Dejémonos guiar ahora por Aquella que llevó en su corazón y en su seno al Verbo encarnado. ¡Oh María, Virgen de la espera y Madre de la esperanza, reaviva en toda la Iglesia el espíritu del Adviento, para que la humanidad entera se vuelva a poner en camino hacia Belén, donde vino y de nuevo vendrá a visitarnos el Sol que nace de lo alto (cf. Lc 1, 78), Cristo nuestro Dios! Amén.


+Santos

San Elredo de Rieval, monje cisterciense 

(Sermón PL 195, 363; PL 184, 818)

Este tiempo de Adviento representa las dos venidas de nuestro Señor: primeramente la dulcísima venida del «más bello de los hijos de los hombres» (Sl 44,3), del «Deseado de todas las naciones» (Ag 2,8 Vulg), que manifestó visiblemente a este mundo su presencia en la carne largo tiempo esperada y ardientemente deseada por todos los santos padres: la venida en la cual vino al mundo para salvar a los pecadores.
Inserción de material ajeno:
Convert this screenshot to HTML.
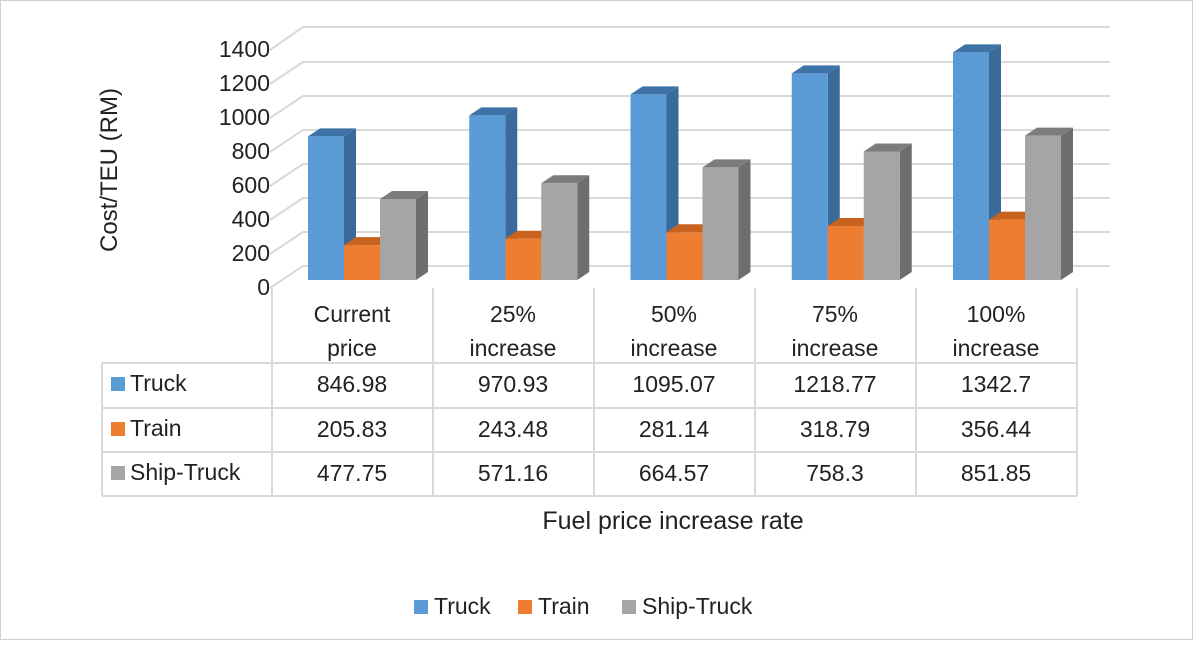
<!DOCTYPE html>
<html><head><style>
html,body{margin:0;padding:0;background:#fff}
svg text{font-family:"Liberation Sans","DejaVu Sans",sans-serif;fill:#222}
.b0 .s{fill:#3a6a9a}.b0 .t{fill:#3f73a8}.b0 rect{fill:#5b9bd5}
.b1 .s{fill:#b8571a}.b1 .t{fill:#c8621f}.b1 rect{fill:#ed7d31}
.b2 .s{fill:#6e6e6e}.b2 .t{fill:#7c7c7c}.b2 rect{fill:#a5a5a5}
</style></head><body>
<svg width="1194" height="640" viewBox="0 0 1194 640" xmlns="http://www.w3.org/2000/svg">
<rect x="0.5" y="0.5" width="1192" height="639" fill="#fff" stroke="#d0d0d0"/>
<g stroke="#d9d9d9" stroke-width="2" fill="none">
<path d="M303 27H1110M303 62H1110M303 96H1110M303 130H1110M303 164H1110M303 198H1110M303 232H1110M303 266H1110"/>
<path d="M270 50L303 27M270 84L303 62M270 118L303 96M270 152L303 130M270 186L303 164M270 220L303 198M270 254L303 232M270 288L303 266"/>
</g>
<!-- bars -->
<g class="b0" transform="translate(308,0)"><polygon class="s" points="36,136.4 48,128.4 48,272 36,280"/><polygon class="t" points="0,136.4 12,128.4 48,128.4 36,136.4"/><rect x="0" y="136.4" width="36" height="143.6"/></g>
<g class="b1" transform="translate(344,0)"><polygon class="s" points="36,245.1 48,237.1 48,272 36,280"/><polygon class="t" points="0,245.1 12,237.1 48,237.1 36,245.1"/><rect x="0" y="245.1" width="36" height="34.9"/></g>
<g class="b2" transform="translate(380,0)"><polygon class="s" points="36,199 48,191 48,272 36,280"/><polygon class="t" points="0,199 12,191 48,191 36,199"/><rect x="0" y="199" width="36" height="81"/></g>

<g class="b0" transform="translate(469.25,0)"><polygon class="s" points="36,115.4 48,107.4 48,272 36,280"/><polygon class="t" points="0,115.4 12,107.4 48,107.4 36,115.4"/><rect x="0" y="115.4" width="36" height="164.6"/></g>
<g class="b1" transform="translate(505.25,0)"><polygon class="s" points="36,238.7 48,230.7 48,272 36,280"/><polygon class="t" points="0,238.7 12,230.7 48,230.7 36,238.7"/><rect x="0" y="238.7" width="36" height="41.3"/></g>
<g class="b2" transform="translate(541.25,0)"><polygon class="s" points="36,183.2 48,175.2 48,272 36,280"/><polygon class="t" points="0,183.2 12,175.2 48,175.2 36,183.2"/><rect x="0" y="183.2" width="36" height="96.8"/></g>

<g class="b0" transform="translate(630.5,0)"><polygon class="s" points="36,94.4 48,86.4 48,272 36,280"/><polygon class="t" points="0,94.4 12,86.4 48,86.4 36,94.4"/><rect x="0" y="94.4" width="36" height="185.6"/></g>
<g class="b1" transform="translate(666.5,0)"><polygon class="s" points="36,232.3 48,224.3 48,272 36,280"/><polygon class="t" points="0,232.3 12,224.3 48,224.3 36,232.3"/><rect x="0" y="232.3" width="36" height="47.7"/></g>
<g class="b2" transform="translate(702.5,0)"><polygon class="s" points="36,167.4 48,159.4 48,272 36,280"/><polygon class="t" points="0,167.4 12,159.4 48,159.4 36,167.4"/><rect x="0" y="167.4" width="36" height="112.6"/></g>

<g class="b0" transform="translate(791.75,0)"><polygon class="s" points="36,73.4 48,65.4 48,272 36,280"/><polygon class="t" points="0,73.4 12,65.4 48,65.4 36,73.4"/><rect x="0" y="73.4" width="36" height="206.6"/></g>
<g class="b1" transform="translate(827.75,0)"><polygon class="s" points="36,226 48,218 48,272 36,280"/><polygon class="t" points="0,226 12,218 48,218 36,226"/><rect x="0" y="226" width="36" height="54"/></g>
<g class="b2" transform="translate(863.75,0)"><polygon class="s" points="36,151.5 48,143.5 48,272 36,280"/><polygon class="t" points="0,151.5 12,143.5 48,143.5 36,151.5"/><rect x="0" y="151.5" width="36" height="128.5"/></g>

<g class="b0" transform="translate(953,0)"><polygon class="s" points="36,52.4 48,44.4 48,272 36,280"/><polygon class="t" points="0,52.4 12,44.4 48,44.4 36,52.4"/><rect x="0" y="52.4" width="36" height="227.6"/></g>
<g class="b1" transform="translate(989,0)"><polygon class="s" points="36,219.6 48,211.6 48,272 36,280"/><polygon class="t" points="0,219.6 12,211.6 48,211.6 36,219.6"/><rect x="0" y="219.6" width="36" height="60.4"/></g>
<g class="b2" transform="translate(1025,0)"><polygon class="s" points="36,135.6 48,127.6 48,272 36,280"/><polygon class="t" points="0,135.6 12,127.6 48,127.6 36,135.6"/><rect x="0" y="135.6" width="36" height="144.4"/></g>

<!-- table -->
<g stroke="#d9d9d9" stroke-width="2" fill="none">
<path d="M272 288V496M433 288V496M594 288V496M755 288V496M916 288V496M1077 288V496"/>
<path d="M102 363H1077M102 408H1077M102 452H1077M102 496H1077M102 363V496"/>
</g>
<g font-size="23" text-anchor="middle">
<text x="352" y="322">Current</text><text x="352" y="356">price</text>
<text x="513" y="322">25%</text><text x="513" y="356">increase</text>
<text x="674" y="322">50%</text><text x="674" y="356">increase</text>
<text x="835" y="322">75%</text><text x="835" y="356">increase</text>
<text x="996" y="322">100%</text><text x="996" y="356">increase</text>
<text x="352" y="392">846.98</text><text x="513" y="392">970.93</text><text x="674" y="392">1095.07</text><text x="835" y="392">1218.77</text><text x="996" y="392">1342.7</text>
<text x="352" y="437">205.83</text><text x="513" y="437">243.48</text><text x="674" y="437">281.14</text><text x="835" y="437">318.79</text><text x="996" y="437">356.44</text>
<text x="352" y="481">477.75</text><text x="513" y="481">571.16</text><text x="674" y="481">664.57</text><text x="835" y="481">758.3</text><text x="996" y="481">851.85</text>
</g>
<g font-size="23">
<rect x="111" y="377" width="14" height="14" fill="#5b9bd5"/><text x="130" y="391">Truck</text>
<rect x="111" y="422" width="14" height="14" fill="#ed7d31"/><text x="130" y="436">Train</text>
<rect x="111" y="466" width="14" height="14" fill="#a5a5a5"/><text x="130" y="480">Ship-Truck</text>
</g>
<g font-size="23" text-anchor="end">
<text x="270" y="57">1400</text><text x="270" y="91">1200</text><text x="270" y="125">1000</text><text x="270" y="159">800</text>
<text x="270" y="193">600</text><text x="270" y="227">400</text><text x="270" y="261">200</text><text x="270" y="295">0</text>
</g>
<text x="0" y="0" font-size="24" text-anchor="middle" transform="translate(117,170) rotate(-90)">Cost/TEU (RM)</text>
<text x="673" y="529" font-size="25" text-anchor="middle">Fuel price increase rate</text>
<g font-size="23">
<rect x="414" y="600" width="14" height="14" fill="#5b9bd5"/><text x="434" y="614">Truck</text>
<rect x="518" y="600" width="14" height="14" fill="#ed7d31"/><text x="538" y="614">Train</text>
<rect x="622" y="600" width="14" height="14" fill="#a5a5a5"/><text x="642" y="614">Ship-Truck</text>
</g>
</svg>
</body></html>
Este tiempo nos recuerda también la venida que esperamos con firme esperanza y que debemos a menudo traer con lágrimas a la memoria, la que tendrá lugar cuando el mismo Señor vendrá visiblemente en la gloria…: es decir, el día del juicio cuando vendrá visiblemente para juzgar. La primera venida la conocieron muy pocos hombres; en la segunda se manifestará a los justos y a los pecadores tal como lo anuncia el Profeta: «Y toda carne verá la salvación de Dios» (Is 40,5; Lc 3,6)…

Sigamos pues, hermanos muy amados, los ejemplos de los santos padres, vivamos de nuevo su deseo y abrasemos nuestros espíritus del amor y el deseo de Cristo. Sabéis bien que la celebración de este tiempo fue instituida para renovar en nosotros ese deseo que los antiguos Padres tenían de la primera venida del Señor y, con su ejemplo, aprendamos a desear también su retorno. Pensemos en todo el bien que, para nosotros, el Señor llevó a cabo en su primera venida; ¡cuánto mayor aún será lo que llevará a cabo cuando vuelva! Este pensamiento nos ayudará a amar todavía más su venida pasada y desear todavía más su retorno…

Si queremos estar en paz cuando venga, esforcémonos por acoger con fe y amor su primera venida. Mantengámonos fieles en el cumplimiento de las obras que entonces nos manifestó y enseñó. Abriguemos en nuestros corazones el amor del Señor, y a través del amor, el deseo para que, cuando venga el Deseado de las naciones, podamos, con toda confianza, tener los ojos fijos en él.